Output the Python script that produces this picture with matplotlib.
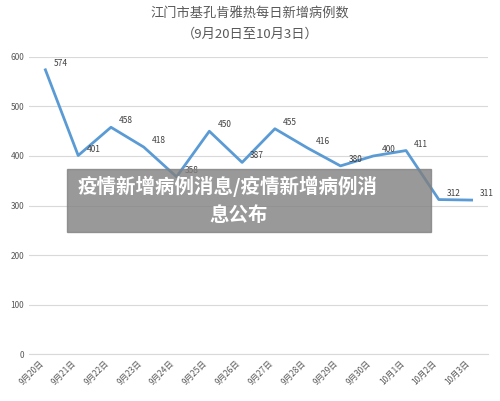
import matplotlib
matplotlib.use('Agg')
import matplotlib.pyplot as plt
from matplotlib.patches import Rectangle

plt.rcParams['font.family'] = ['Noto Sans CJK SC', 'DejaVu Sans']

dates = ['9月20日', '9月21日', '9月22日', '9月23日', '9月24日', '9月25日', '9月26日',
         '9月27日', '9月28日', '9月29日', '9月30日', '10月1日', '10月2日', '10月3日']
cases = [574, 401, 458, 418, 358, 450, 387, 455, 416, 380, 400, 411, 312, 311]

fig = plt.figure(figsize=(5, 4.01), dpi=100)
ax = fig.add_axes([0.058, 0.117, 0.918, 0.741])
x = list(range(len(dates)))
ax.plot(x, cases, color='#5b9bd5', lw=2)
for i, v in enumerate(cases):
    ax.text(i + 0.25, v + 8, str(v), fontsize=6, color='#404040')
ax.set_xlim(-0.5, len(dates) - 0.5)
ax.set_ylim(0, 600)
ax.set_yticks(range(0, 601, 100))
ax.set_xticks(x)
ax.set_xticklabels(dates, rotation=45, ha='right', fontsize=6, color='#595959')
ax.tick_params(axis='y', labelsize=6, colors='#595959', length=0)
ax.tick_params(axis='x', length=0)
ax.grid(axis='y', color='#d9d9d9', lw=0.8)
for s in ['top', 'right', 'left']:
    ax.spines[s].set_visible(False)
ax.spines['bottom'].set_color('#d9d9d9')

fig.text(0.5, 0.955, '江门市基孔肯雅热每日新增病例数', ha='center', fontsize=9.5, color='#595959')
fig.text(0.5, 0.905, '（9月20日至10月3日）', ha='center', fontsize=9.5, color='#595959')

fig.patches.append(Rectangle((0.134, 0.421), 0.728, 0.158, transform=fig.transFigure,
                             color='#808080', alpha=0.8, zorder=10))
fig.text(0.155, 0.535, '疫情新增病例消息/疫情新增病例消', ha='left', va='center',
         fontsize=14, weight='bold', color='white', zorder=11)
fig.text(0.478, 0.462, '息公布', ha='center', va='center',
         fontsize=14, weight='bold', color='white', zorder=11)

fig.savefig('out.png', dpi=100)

+-------+

• The problem
Reproduce each line exactly as it appears, omitting the pictures.

• Task answer
Output the Python script that produces this picture with matplotlib.
import matplotlib
matplotlib.use('Agg')
import matplotlib.pyplot as plt
from matplotlib.patches import Rectangle

plt.rcParams['font.family'] = ['Noto Sans CJK SC', 'DejaVu Sans']

dates = ['9月20日', '9月21日', '9月22日', '9月23日', '9月24日', '9月25日', '9月26日',
         '9月27日', '9月28日', '9月29日', '9月30日', '10月1日', '10月2日', '10月3日']
cases = [574, 401, 458, 418, 358, 450, 387, 455, 416, 380, 400, 411, 312, 311]

fig = plt.figure(figsize=(5, 4.01), dpi=100)
ax = fig.add_axes([0.058, 0.117, 0.918, 0.741])
x = list(range(len(dates)))
ax.plot(x, cases, color='#5b9bd5', lw=2)
for i, v in enumerate(cases):
    ax.text(i + 0.25, v + 8, str(v), fontsize=6, color='#404040')
ax.set_xlim(-0.5, len(dates) - 0.5)
ax.set_ylim(0, 600)
ax.set_yticks(range(0, 601, 100))
ax.set_xticks(x)
ax.set_xticklabels(dates, rotation=45, ha='right', fontsize=6, color='#595959')
ax.tick_params(axis='y', labelsize=6, colors='#595959', length=0)
ax.tick_params(axis='x', length=0)
ax.grid(axis='y', color='#d9d9d9', lw=0.8)
for s in ['top', 'right', 'left']:
    ax.spines[s].set_visible(False)
ax.spines['bottom'].set_color('#d9d9d9')

fig.text(0.5, 0.955, '江门市基孔肯雅热每日新增病例数', ha='center', fontsize=9.5, color='#595959')
fig.text(0.5, 0.905, '（9月20日至10月3日）', ha='center', fontsize=9.5, color='#595959')

fig.patches.append(Rectangle((0.134, 0.421), 0.728, 0.158, transform=fig.transFigure,
                             color='#808080', alpha=0.8, zorder=10))
fig.text(0.155, 0.535, '疫情新增病例消息/疫情新增病例消', ha='left', va='center',
         fontsize=14, weight='bold', color='white', zorder=11)
fig.text(0.478, 0.462, '息公布', ha='center', va='center',
         fontsize=14, weight='bold', color='white', zorder=11)

fig.savefig('out.png', dpi=100)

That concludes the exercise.